Skip the pictures. Transcribe the rest of the data below without changing a word.
::: Provided data
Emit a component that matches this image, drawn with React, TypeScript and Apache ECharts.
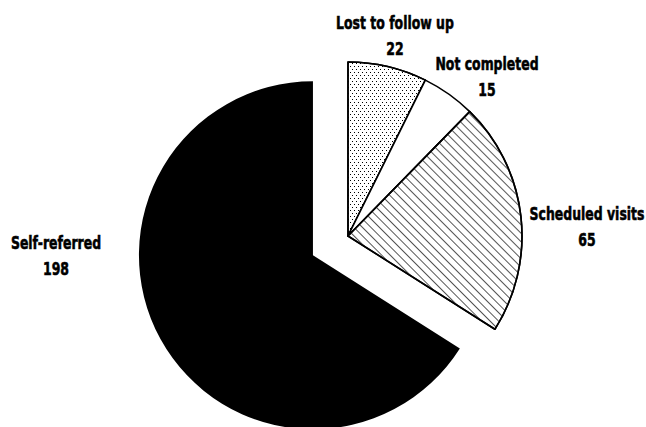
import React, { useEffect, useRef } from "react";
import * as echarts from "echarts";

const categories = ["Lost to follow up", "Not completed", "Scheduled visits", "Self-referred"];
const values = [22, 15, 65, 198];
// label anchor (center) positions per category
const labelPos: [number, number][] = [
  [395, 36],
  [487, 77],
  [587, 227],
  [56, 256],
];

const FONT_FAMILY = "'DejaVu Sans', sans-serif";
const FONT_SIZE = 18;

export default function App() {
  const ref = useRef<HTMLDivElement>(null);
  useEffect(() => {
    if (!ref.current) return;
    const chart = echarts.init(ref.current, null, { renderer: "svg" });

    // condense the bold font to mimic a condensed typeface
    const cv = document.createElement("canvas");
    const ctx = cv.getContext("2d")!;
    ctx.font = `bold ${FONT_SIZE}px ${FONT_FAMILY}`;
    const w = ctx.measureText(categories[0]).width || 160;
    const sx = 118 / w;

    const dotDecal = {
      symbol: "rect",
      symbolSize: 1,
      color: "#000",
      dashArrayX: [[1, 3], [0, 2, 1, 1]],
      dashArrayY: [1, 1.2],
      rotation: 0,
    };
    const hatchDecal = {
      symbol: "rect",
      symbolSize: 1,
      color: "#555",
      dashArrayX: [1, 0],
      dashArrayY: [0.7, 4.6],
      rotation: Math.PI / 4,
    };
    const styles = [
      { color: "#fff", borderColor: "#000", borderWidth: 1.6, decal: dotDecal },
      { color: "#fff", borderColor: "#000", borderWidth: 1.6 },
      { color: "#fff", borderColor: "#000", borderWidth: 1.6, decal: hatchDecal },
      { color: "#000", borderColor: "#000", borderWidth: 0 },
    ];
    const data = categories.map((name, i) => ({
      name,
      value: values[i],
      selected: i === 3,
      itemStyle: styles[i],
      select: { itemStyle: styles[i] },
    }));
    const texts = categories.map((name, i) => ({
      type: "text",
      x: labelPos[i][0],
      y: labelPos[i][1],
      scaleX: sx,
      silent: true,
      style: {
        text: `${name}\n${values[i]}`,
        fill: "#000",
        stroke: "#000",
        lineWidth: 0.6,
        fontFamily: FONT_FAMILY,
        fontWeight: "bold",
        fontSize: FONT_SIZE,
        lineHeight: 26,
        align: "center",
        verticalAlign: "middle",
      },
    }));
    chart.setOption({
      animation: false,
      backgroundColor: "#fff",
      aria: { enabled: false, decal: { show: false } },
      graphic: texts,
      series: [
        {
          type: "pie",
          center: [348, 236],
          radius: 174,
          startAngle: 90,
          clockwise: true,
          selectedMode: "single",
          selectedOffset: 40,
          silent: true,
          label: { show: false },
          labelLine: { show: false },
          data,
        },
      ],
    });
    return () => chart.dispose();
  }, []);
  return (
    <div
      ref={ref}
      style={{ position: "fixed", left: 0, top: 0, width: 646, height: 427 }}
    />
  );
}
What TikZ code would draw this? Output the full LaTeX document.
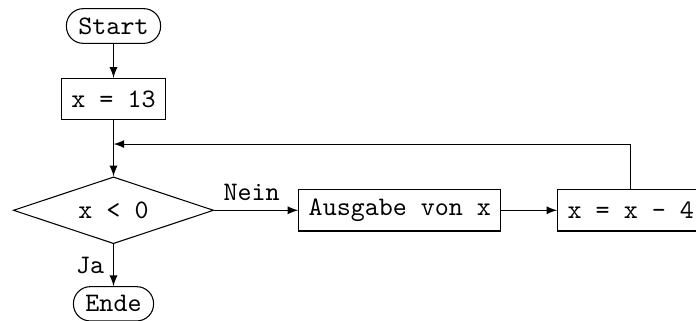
::::::
Output of the task:
Emit a component that matches this image, drawn with React, TypeScript and Apache ECharts.
import React, { useEffect, useRef } from "react";
import * as echarts from "echarts";

const categories = ["Lost to follow up", "Not completed", "Scheduled visits", "Self-referred"];
const values = [22, 15, 65, 198];
// label anchor (center) positions per category
const labelPos: [number, number][] = [
  [395, 36],
  [487, 77],
  [587, 227],
  [56, 256],
];

const FONT_FAMILY = "'DejaVu Sans', sans-serif";
const FONT_SIZE = 18;

export default function App() {
  const ref = useRef<HTMLDivElement>(null);
  useEffect(() => {
    if (!ref.current) return;
    const chart = echarts.init(ref.current, null, { renderer: "svg" });

    // condense the bold font to mimic a condensed typeface
    const cv = document.createElement("canvas");
    const ctx = cv.getContext("2d")!;
    ctx.font = `bold ${FONT_SIZE}px ${FONT_FAMILY}`;
    const w = ctx.measureText(categories[0]).width || 160;
    const sx = 118 / w;

    const dotDecal = {
      symbol: "rect",
      symbolSize: 1,
      color: "#000",
      dashArrayX: [[1, 3], [0, 2, 1, 1]],
      dashArrayY: [1, 1.2],
      rotation: 0,
    };
    const hatchDecal = {
      symbol: "rect",
      symbolSize: 1,
      color: "#555",
      dashArrayX: [1, 0],
      dashArrayY: [0.7, 4.6],
      rotation: Math.PI / 4,
    };
    const styles = [
      { color: "#fff", borderColor: "#000", borderWidth: 1.6, decal: dotDecal },
      { color: "#fff", borderColor: "#000", borderWidth: 1.6 },
      { color: "#fff", borderColor: "#000", borderWidth: 1.6, decal: hatchDecal },
      { color: "#000", borderColor: "#000", borderWidth: 0 },
    ];
    const data = categories.map((name, i) => ({
      name,
      value: values[i],
      selected: i === 3,
      itemStyle: styles[i],
      select: { itemStyle: styles[i] },
    }));
    const texts = categories.map((name, i) => ({
      type: "text",
      x: labelPos[i][0],
      y: labelPos[i][1],
      scaleX: sx,
      silent: true,
      style: {
        text: `${name}\n${values[i]}`,
        fill: "#000",
        stroke: "#000",
        lineWidth: 0.6,
        fontFamily: FONT_FAMILY,
        fontWeight: "bold",
        fontSize: FONT_SIZE,
        lineHeight: 26,
        align: "center",
        verticalAlign: "middle",
      },
    }));
    chart.setOption({
      animation: false,
      backgroundColor: "#fff",
      aria: { enabled: false, decal: { show: false } },
      graphic: texts,
      series: [
        {
          type: "pie",
          center: [348, 236],
          radius: 174,
          startAngle: 90,
          clockwise: true,
          selectedMode: "single",
          selectedOffset: 40,
          silent: true,
          label: { show: false },
          labelLine: { show: false },
          data,
        },
      ],
    });
    return () => chart.dispose();
  }, []);
  return (
    <div
      ref={ref}
      style={{ position: "fixed", left: 0, top: 0, width: 646, height: 427 }}
    />
  );
}
What TikZ code would draw this? Output the full LaTeX document.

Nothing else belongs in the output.